— START —
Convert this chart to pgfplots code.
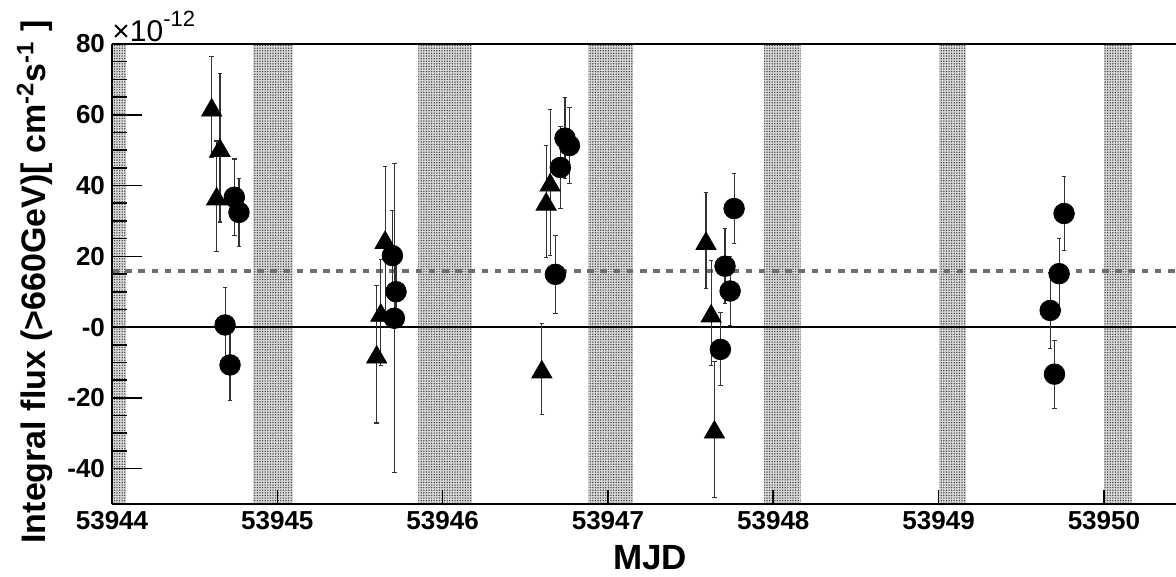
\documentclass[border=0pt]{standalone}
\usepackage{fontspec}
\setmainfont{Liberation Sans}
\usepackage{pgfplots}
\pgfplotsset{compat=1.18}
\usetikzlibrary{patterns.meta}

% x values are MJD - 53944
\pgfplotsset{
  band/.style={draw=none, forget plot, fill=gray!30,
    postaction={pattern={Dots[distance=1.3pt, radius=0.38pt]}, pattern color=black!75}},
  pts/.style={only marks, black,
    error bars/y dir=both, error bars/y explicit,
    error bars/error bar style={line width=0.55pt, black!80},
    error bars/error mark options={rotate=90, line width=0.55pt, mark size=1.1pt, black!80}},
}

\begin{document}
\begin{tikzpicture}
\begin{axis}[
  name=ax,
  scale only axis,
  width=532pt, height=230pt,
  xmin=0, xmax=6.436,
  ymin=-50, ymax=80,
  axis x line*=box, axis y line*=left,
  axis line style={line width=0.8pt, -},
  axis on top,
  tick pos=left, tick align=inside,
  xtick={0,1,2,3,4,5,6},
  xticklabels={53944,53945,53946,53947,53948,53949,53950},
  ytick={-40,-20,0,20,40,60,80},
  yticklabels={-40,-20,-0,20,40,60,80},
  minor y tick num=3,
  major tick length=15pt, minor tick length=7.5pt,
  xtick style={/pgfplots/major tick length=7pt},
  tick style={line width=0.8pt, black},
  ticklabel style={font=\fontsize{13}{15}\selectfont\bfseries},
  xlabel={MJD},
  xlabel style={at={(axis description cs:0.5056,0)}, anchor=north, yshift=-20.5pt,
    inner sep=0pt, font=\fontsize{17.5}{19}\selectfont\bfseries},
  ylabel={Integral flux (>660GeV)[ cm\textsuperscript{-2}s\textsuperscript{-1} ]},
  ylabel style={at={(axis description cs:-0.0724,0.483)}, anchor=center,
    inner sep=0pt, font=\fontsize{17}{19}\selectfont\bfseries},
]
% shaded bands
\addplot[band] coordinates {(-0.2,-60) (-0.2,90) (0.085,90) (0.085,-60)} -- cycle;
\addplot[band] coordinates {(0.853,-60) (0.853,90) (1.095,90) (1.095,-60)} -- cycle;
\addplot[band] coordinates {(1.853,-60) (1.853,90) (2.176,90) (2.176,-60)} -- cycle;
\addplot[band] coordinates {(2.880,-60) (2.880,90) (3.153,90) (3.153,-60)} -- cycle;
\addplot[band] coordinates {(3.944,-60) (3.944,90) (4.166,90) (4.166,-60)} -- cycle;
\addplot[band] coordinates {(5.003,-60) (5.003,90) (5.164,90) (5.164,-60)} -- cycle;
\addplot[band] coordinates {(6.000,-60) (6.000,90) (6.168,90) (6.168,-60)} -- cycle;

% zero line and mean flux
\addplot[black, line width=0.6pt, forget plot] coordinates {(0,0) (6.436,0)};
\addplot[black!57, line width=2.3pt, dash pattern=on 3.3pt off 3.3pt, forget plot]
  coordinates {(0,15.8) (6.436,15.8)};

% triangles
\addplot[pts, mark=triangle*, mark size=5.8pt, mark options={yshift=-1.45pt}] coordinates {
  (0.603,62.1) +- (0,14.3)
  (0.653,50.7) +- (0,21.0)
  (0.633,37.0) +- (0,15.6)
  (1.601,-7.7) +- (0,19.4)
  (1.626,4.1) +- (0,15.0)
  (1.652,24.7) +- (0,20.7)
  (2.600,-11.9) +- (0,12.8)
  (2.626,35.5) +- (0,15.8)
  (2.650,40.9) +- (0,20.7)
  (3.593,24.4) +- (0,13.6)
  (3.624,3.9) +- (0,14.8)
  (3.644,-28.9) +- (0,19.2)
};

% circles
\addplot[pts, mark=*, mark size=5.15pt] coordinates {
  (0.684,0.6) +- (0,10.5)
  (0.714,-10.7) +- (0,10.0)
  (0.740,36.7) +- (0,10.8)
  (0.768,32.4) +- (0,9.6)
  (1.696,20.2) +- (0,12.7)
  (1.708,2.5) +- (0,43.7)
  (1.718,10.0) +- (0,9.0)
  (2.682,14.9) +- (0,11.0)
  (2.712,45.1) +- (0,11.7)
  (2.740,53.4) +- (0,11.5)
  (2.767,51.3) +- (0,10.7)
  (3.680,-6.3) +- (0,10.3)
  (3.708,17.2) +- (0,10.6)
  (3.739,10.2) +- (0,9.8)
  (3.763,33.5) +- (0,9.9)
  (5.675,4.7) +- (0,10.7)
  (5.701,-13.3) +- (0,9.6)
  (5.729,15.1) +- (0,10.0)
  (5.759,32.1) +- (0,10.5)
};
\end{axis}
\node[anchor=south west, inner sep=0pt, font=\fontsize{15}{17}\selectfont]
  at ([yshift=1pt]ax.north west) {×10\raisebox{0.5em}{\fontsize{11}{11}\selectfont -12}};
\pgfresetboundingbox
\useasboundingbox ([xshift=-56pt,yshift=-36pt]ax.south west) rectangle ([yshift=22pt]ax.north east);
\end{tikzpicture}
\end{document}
— END —
— START —
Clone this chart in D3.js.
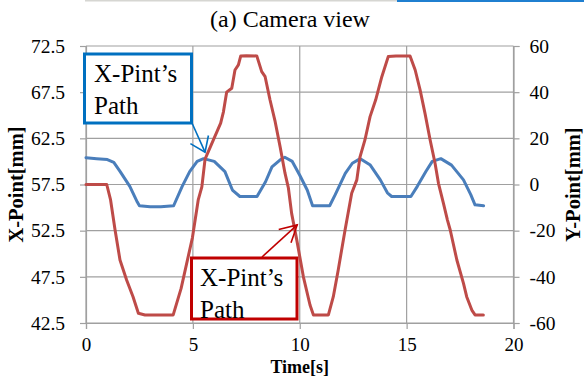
— END —
TASK STATEMENT => Copy all lines from the data that hold the word "chart".

WRITTEN SOLUTION =>
Convert this chart to pgfplots code.
Clone this chart in D3.js.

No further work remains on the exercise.